___ AVAILABLE DATA ___

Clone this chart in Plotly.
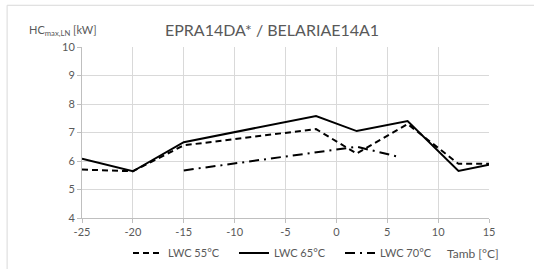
import plotly.graph_objects as go

x55 = [-25, -20, -15, -2, 2, 7, 12, 15]
y55 = [5.70, 5.64, 6.55, 7.12, 6.26, 7.30, 5.90, 5.90]
x65 = [-25, -20, -15, -2, 2, 7, 12, 15]
y65 = [6.08, 5.64, 6.66, 7.58, 7.05, 7.40, 5.65, 5.87]
x70 = [-15, -2, 2, 6.3]
y70 = [5.67, 6.32, 6.50, 6.13]
names = ["LWC 55°C", "LWC 65°C", "LWC 70°C"]
xticks = [-25, -20, -15, -10, -5, 0, 5, 10, 15]
xticklabels = ["-25", "-20", "-15", "-10", "-5", "0", "5", "10", "15"]

FONT = "Lato"
GRAY = "#595959"

fig = go.Figure()
fig.add_trace(go.Scatter(x=x55, y=y55, mode="lines", name=names[0],
                         line=dict(color="black", width=2, dash="6px,4px")))
fig.add_trace(go.Scatter(x=x65, y=y65, mode="lines", name=names[1],
                         line=dict(color="black", width=2)))
fig.add_trace(go.Scatter(x=x70, y=y70, mode="lines", name=names[2],
                         line=dict(color="black", width=2, dash="10px,5px,2px,5px")))

fig.update_layout(
    width=534, height=269,
    margin=dict(l=82, r=45, t=47, b=51),
    paper_bgcolor="white", plot_bgcolor="white",
    font=dict(family=FONT, color=GRAY, size=11),
    showlegend=True,
    legend=dict(orientation="h", x=0.113, xanchor="left", yref="container",
                y=0.0595, yanchor="middle",
                font=dict(size=11, color=GRAY), entrywidth=61, entrywidthmode="pixels",
                bgcolor="rgba(0,0,0,0)", tracegroupgap=0, itemwidth=30),
    xaxis=dict(range=[-25, 15], tickvals=xticks, ticktext=xticklabels,
               showgrid=True, gridcolor="#d9d9d9", gridwidth=1,
               showline=True, linecolor="#bfbfbf", linewidth=1,
               ticks="outside", ticklen=4, tickcolor="#bfbfbf",
               zeroline=False, tickfont=dict(size=11, color=GRAY), automargin=False),
    yaxis=dict(range=[4, 10], dtick=1,
               showgrid=True, gridcolor="#d9d9d9", gridwidth=1,
               showline=True, linecolor="#bfbfbf", linewidth=1,
               ticks="outside", ticklen=4, tickcolor="#bfbfbf",
               zeroline=False, tickfont=dict(size=11, color=GRAY), automargin=False),
    shapes=[
        dict(type="line", xref="paper", yref="paper", x0=-0.184, x1=1.2, y0=1.244, y1=1.244,
             line=dict(color="#d9d9d9", width=1)),
        dict(type="line", xref="paper", yref="paper", x0=-0.184, x1=-0.184, y0=1.244, y1=-0.4,
             line=dict(color="#d9d9d9", width=1)),
    ],
    annotations=[
        dict(text="EPRA14DA* / BELARIAE14A1", xref="paper", yref="paper",
             x=0.468, y=1.10, xanchor="center", yanchor="middle", showarrow=False,
             font=dict(size=16, color=GRAY)),
        dict(text="HC<sub>max,LN</sub> [kW]", xref="paper", yref="paper",
             x=-0.135, y=1.095, xanchor="left", yanchor="middle", showarrow=False,
             font=dict(size=11, color=GRAY)),
        dict(text="Tamb [°C]", xref="paper", yref="paper",
             x=0.96, y=-0.206, xanchor="center", yanchor="middle", showarrow=False,
             font=dict(size=12, color=GRAY)),
    ],
)

fig.write_html("out.html", config={"displayModeBar": False},
               post_script="document.body.style.margin='0';document.body.style.overflow='hidden';")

___

Leave out the pictures and repeat exactly the lines from the start of the material through the line that contains "import plotly.graph_objects as go", both included.

Clone this chart in Plotly.
import plotly.graph_objects as go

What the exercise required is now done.